Sderot resident whose home was hit last night by Gaza terrorist bullets: 'Seventy percent of public suffering from anxiety.'

Yoni Kempinski ,

David Mansour
David Mansour
צילום: Yoni Kempinski
Sderot resident David Mansour, whose home was hit last night by bullets fired by Gaza terrorists, told Arutz Sheva about the incident and his feelings.

"Last night there was a Red Alert; we were at home: my grandson, my wife, my daughter, and her husband. We were sitting in the security room. We waited and there was no incoming rocket. We went out and then suddenly bullets started flying here, near the car. I heard what happened. I came from the other side straight to here and saw the bullet lying in the road."

To the question of how one who has "gotten used to" Red Alerts feels when witnessing such an incident, he replies: "It's a bad feeling, when you see it - this thing could kill you.
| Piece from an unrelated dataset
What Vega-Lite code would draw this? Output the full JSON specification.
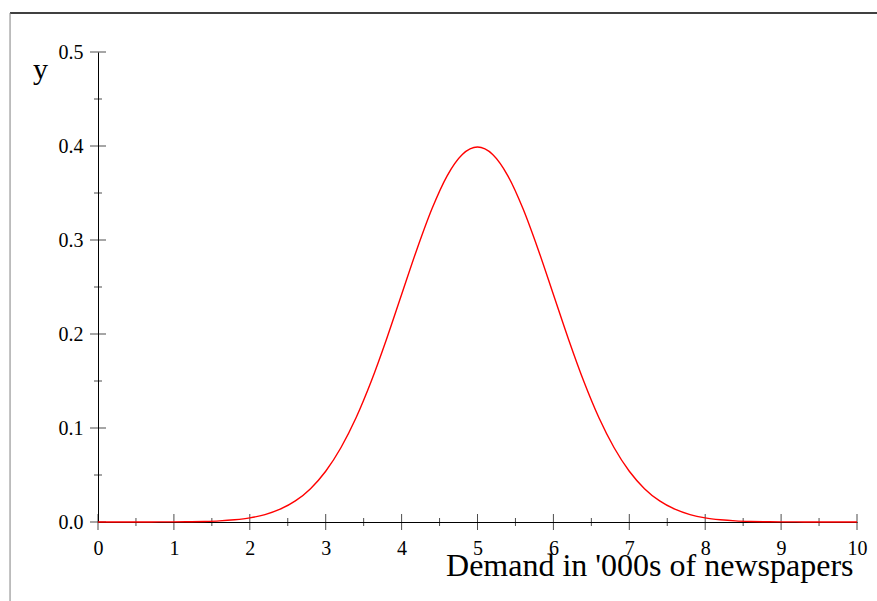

It's not a joke; you're looking straight at it - this is death.

What are your expectations from the army? Do you want to see them "going in with full force" or do you want quiet?

"Look, we're Sderot residents; it didn't begin today, it's already passé for us, but we have no strength for it anymore ... Listen, I'm already 65, I don't have the strength to do it anymore. Either you go in with full force and tear them apart, or we go in a different direction and we make peace. To make up with them; there's no other way, my dear brother...

"I'm not a politician, but I understand a little bit about the mentality. Today, thank G-d, America and the President are with us. I think we should direct it towards good, for peace, and not to direct it to war anymore; it's healthier for us as a people. What'll happen tomorrow, the day after when Abbas is gone and someone who won't recognize us comes in his place? What will happen then?"

After seeing death with your eyes are you afraid?

"Yes, it's tangible, it's not a game, my brother. The bullet entered the concrete here and exited and made a hole in the tire. You see it; it's not a game. If it finds me, G-d forbid, it ends my life.

"It's important to me that the world and the people of Israel know what we're going through. I tell you that 70 percent of the public is suffering from anxiety; everyone's getting psychiatric treatment, and there's no such thing in any country in the world, with children born into this mess. You can't go on like this. All the wealthy people fled. The poor population remains here and they are wretched and helpless."

Mansour also has criticism for the Prime Minister: "Bibi, I salute him. He comes here and flows money, but the money doesn't go to us, it goes to infrastructure, but that's how he silences the political leadership and we end up getting the brunt. That's the way it is."

With all the difficulty, Mansour does not consider leaving Sderot. "My brothers tell me to leave, but where will I go at my age, where will I build a new life?"

Do you like Sderot?

"Of course I like it. I like very much. I'm a native. I love my city. What to do? The heart aches at such a situation."